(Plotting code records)
++++++
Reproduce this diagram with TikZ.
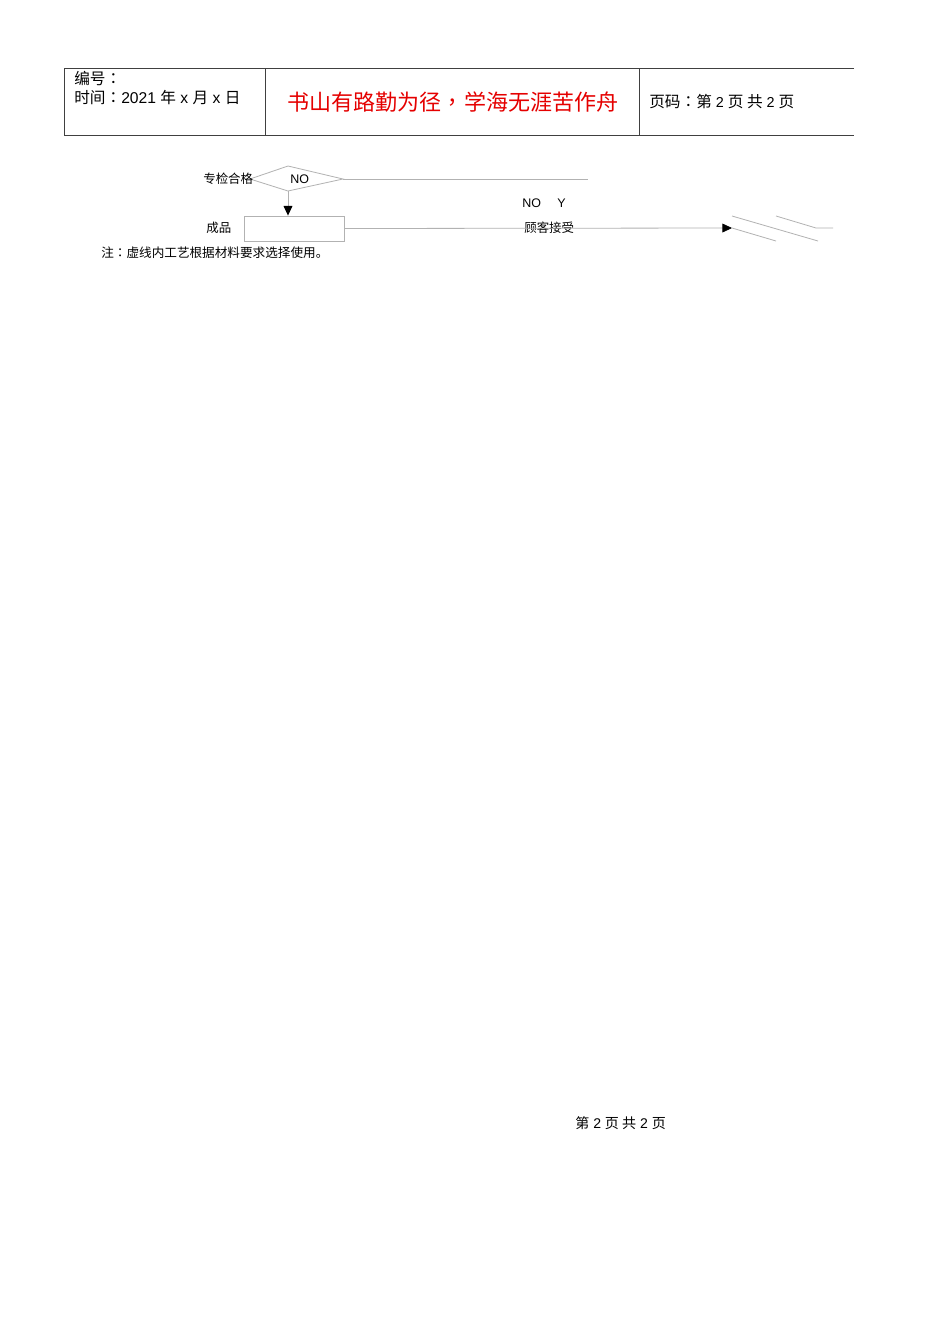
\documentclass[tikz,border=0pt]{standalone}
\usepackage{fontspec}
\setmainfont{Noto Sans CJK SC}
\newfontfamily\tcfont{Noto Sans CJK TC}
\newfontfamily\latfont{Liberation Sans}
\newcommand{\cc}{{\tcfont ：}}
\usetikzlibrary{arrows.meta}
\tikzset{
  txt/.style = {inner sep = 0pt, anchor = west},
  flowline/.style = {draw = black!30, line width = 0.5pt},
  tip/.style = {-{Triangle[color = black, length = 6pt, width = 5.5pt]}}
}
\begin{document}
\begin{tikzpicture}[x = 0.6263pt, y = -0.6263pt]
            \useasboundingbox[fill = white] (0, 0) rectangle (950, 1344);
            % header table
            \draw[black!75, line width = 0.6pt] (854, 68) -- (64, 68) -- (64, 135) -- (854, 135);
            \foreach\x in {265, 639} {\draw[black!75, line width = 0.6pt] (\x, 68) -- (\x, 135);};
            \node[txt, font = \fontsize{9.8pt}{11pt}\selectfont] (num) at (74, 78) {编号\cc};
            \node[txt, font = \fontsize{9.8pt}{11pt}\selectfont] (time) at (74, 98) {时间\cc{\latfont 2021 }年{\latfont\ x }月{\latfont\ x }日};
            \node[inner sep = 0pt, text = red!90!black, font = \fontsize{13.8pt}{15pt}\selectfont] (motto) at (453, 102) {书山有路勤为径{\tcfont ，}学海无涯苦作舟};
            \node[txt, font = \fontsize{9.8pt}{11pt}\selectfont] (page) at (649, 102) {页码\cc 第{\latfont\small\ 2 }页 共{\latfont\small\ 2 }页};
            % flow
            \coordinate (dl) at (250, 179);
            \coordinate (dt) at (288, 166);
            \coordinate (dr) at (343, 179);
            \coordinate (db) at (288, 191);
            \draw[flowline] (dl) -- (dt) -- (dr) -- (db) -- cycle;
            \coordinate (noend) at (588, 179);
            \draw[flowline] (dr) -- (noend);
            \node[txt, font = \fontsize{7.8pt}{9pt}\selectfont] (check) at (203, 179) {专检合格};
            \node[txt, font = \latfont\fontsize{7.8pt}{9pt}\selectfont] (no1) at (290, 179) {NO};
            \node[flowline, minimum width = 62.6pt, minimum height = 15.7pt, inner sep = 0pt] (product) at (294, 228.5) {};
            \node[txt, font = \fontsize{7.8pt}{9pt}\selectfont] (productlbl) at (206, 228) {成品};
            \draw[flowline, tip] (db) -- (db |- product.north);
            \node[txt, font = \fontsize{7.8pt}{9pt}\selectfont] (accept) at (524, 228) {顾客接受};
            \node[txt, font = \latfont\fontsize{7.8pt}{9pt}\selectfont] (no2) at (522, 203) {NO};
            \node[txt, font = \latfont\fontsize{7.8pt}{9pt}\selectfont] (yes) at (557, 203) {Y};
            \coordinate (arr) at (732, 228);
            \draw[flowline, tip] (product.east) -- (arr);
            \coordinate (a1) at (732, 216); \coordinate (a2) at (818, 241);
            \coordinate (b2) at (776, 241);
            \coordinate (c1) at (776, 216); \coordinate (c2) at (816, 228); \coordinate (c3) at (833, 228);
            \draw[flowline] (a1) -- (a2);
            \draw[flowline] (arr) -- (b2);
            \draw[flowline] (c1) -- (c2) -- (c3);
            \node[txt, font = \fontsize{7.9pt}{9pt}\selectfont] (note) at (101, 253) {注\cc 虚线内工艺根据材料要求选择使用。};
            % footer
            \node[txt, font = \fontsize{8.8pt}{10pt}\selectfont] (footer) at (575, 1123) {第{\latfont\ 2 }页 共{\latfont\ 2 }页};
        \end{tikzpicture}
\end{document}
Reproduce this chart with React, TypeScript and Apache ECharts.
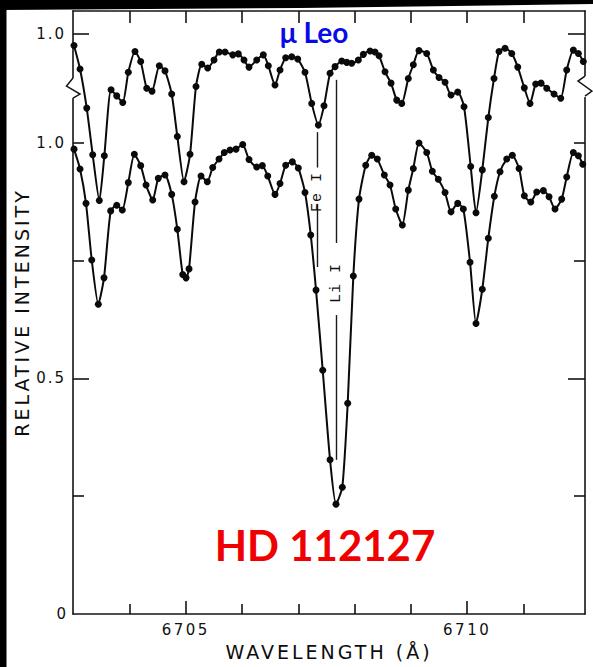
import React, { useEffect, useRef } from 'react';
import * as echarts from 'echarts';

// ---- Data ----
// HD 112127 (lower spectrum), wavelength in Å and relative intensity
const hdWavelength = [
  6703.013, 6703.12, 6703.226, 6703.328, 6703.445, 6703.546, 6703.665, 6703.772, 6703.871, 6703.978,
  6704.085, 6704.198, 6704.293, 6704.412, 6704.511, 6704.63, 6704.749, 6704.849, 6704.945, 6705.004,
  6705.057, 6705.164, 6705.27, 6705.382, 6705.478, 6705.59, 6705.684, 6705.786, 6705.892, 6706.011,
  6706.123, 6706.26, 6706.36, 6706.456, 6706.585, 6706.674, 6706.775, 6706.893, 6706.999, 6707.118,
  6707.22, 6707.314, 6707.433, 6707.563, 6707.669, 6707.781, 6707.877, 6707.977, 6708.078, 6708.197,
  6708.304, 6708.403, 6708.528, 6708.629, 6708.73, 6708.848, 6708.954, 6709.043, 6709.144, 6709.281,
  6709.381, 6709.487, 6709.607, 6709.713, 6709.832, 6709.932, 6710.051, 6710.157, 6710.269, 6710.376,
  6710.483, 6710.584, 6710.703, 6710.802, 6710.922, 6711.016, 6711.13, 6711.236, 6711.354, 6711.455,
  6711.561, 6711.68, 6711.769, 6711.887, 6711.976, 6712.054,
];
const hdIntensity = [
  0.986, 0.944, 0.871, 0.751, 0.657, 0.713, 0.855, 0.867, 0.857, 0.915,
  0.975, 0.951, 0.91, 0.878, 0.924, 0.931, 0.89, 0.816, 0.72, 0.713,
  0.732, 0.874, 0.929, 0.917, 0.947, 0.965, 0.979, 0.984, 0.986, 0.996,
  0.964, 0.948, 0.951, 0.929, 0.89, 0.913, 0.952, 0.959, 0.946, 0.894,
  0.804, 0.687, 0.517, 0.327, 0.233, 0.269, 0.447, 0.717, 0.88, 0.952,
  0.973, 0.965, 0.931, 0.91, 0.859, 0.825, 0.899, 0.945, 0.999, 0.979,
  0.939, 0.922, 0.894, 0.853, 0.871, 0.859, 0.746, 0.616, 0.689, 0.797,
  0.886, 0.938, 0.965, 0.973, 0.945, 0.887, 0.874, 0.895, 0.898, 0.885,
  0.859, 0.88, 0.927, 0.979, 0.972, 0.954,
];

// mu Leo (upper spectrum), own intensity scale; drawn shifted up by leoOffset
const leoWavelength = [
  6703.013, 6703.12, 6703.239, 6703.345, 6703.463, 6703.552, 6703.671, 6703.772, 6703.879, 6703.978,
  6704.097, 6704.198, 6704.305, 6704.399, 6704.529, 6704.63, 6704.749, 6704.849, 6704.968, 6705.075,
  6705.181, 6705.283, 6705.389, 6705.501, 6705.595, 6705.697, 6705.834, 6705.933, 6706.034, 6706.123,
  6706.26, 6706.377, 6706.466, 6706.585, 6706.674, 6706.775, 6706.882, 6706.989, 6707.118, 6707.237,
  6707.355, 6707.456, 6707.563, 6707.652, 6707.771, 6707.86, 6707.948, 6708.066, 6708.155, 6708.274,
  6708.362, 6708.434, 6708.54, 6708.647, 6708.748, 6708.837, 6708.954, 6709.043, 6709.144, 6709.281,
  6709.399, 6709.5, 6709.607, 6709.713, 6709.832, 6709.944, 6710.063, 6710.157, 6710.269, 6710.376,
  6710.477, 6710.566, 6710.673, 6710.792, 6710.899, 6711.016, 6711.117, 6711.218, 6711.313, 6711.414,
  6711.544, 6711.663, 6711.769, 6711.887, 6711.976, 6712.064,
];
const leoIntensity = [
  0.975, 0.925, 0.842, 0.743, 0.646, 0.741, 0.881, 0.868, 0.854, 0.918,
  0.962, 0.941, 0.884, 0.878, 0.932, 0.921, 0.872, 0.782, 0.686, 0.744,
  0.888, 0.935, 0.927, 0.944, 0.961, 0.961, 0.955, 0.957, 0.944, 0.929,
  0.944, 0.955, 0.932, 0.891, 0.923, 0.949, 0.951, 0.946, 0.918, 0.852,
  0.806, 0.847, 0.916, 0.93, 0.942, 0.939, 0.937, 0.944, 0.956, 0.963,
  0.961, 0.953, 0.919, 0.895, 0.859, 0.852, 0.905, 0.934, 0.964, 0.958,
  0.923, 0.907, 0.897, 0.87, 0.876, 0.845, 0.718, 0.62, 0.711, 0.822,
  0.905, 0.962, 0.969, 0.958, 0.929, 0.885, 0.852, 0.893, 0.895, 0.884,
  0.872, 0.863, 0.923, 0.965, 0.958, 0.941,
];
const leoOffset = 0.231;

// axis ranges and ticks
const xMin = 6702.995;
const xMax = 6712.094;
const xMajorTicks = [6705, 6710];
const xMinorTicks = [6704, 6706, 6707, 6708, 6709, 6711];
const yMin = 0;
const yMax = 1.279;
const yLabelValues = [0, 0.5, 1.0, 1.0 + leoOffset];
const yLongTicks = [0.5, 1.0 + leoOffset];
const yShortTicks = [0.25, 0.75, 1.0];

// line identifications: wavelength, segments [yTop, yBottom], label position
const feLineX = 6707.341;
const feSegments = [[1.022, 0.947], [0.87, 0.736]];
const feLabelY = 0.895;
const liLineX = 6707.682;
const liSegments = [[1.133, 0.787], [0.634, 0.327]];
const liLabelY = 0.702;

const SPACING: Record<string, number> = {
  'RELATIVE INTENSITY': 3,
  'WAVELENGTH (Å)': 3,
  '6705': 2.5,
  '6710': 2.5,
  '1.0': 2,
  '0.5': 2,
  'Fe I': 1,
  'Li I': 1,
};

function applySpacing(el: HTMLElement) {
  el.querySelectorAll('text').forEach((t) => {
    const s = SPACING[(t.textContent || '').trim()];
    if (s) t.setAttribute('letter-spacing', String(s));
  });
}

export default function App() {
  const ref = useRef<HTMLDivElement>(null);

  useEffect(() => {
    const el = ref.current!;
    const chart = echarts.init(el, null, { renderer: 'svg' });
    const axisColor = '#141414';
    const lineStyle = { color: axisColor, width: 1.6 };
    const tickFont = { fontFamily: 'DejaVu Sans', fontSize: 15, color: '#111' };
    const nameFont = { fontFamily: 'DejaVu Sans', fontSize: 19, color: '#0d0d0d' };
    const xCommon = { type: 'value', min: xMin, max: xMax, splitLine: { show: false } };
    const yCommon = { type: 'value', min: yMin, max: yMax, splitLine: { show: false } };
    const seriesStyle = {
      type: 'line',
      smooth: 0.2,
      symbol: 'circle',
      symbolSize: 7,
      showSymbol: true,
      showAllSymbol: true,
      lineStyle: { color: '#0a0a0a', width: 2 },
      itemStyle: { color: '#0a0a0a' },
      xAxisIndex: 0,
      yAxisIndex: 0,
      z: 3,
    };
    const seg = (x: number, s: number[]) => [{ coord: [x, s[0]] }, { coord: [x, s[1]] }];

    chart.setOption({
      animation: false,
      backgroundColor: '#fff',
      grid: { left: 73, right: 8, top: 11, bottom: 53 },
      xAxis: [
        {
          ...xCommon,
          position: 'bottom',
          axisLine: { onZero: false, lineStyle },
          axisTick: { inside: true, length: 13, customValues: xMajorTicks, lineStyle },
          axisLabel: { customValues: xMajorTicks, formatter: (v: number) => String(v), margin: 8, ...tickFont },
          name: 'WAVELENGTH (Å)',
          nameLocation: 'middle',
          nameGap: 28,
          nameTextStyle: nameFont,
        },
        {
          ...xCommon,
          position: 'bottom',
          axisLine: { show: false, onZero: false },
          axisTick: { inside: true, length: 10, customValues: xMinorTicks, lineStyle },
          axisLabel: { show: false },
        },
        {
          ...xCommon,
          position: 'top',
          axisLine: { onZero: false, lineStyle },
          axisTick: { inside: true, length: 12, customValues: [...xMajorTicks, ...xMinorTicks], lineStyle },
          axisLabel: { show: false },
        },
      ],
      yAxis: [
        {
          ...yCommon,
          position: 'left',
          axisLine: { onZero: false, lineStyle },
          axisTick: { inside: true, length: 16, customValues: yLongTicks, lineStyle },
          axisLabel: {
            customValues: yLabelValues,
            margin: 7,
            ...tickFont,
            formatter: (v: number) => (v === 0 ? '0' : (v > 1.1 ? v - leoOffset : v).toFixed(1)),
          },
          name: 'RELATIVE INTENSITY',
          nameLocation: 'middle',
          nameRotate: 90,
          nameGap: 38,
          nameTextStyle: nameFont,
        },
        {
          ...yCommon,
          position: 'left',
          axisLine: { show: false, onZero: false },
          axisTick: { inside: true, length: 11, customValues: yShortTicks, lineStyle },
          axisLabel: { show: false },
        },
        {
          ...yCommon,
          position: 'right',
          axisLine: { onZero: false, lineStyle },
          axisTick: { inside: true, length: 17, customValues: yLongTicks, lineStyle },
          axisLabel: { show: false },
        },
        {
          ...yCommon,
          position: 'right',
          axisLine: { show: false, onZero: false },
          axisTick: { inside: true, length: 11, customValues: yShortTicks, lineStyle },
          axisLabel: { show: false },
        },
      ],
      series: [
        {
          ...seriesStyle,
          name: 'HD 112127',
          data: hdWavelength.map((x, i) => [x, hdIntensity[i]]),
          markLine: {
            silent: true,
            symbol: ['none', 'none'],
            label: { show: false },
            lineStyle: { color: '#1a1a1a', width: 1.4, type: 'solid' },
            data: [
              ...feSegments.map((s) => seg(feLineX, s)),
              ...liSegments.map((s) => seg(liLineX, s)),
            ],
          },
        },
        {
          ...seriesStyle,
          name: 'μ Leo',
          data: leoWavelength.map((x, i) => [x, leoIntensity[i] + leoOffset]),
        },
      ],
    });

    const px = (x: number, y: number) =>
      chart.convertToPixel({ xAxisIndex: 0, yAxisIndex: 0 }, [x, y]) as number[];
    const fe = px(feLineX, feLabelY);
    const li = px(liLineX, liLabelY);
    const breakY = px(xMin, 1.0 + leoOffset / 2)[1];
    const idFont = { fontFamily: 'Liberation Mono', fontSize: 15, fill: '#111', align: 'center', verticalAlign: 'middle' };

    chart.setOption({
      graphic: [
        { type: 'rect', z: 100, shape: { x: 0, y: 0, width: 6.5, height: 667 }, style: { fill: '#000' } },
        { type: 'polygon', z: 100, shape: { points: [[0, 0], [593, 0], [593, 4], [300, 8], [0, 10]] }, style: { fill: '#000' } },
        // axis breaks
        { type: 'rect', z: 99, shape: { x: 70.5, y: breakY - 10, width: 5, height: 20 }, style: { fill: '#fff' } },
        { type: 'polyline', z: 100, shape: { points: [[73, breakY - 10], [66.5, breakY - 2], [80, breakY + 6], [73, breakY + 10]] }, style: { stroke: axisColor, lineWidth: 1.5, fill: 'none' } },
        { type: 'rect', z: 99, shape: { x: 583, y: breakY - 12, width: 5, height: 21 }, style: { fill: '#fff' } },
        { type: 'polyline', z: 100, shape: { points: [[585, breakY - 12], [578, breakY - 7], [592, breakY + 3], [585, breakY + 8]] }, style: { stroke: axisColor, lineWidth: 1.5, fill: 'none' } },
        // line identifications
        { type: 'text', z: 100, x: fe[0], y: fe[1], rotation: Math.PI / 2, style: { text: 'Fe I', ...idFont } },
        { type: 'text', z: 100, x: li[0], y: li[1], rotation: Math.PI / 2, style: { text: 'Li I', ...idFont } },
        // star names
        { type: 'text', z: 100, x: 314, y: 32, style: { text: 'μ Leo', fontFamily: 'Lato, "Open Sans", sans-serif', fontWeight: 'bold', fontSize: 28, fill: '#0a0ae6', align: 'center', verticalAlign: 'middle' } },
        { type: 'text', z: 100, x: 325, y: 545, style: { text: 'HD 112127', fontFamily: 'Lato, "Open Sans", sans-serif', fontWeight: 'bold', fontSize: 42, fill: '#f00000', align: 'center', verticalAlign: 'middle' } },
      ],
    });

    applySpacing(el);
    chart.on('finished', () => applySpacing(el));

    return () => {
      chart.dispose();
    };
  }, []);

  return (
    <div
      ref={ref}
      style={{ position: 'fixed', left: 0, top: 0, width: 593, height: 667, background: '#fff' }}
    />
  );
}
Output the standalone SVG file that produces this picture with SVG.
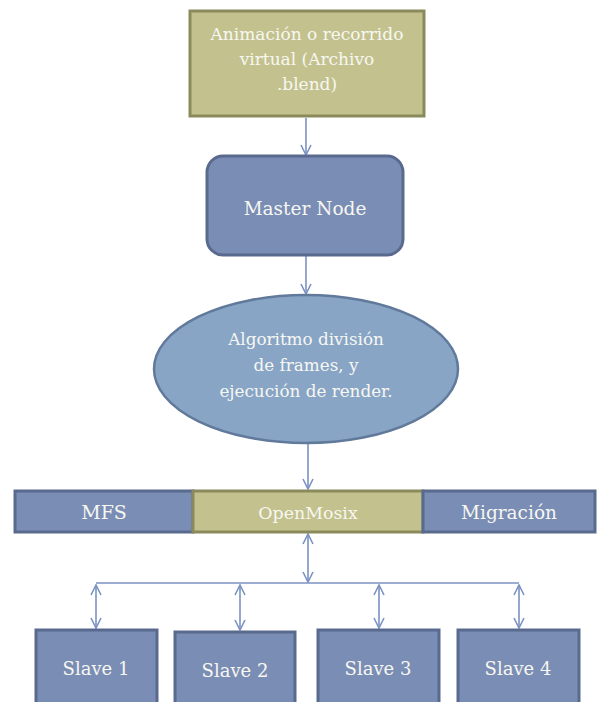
++++++
> **DO THIS**: In the entries above, locate every line with the word "React" and copy it.

> **CORRECT RESPONSE**:
Reproduce this chart with React, TypeScript and Apache ECharts.
import React, { useEffect, useRef } from 'react';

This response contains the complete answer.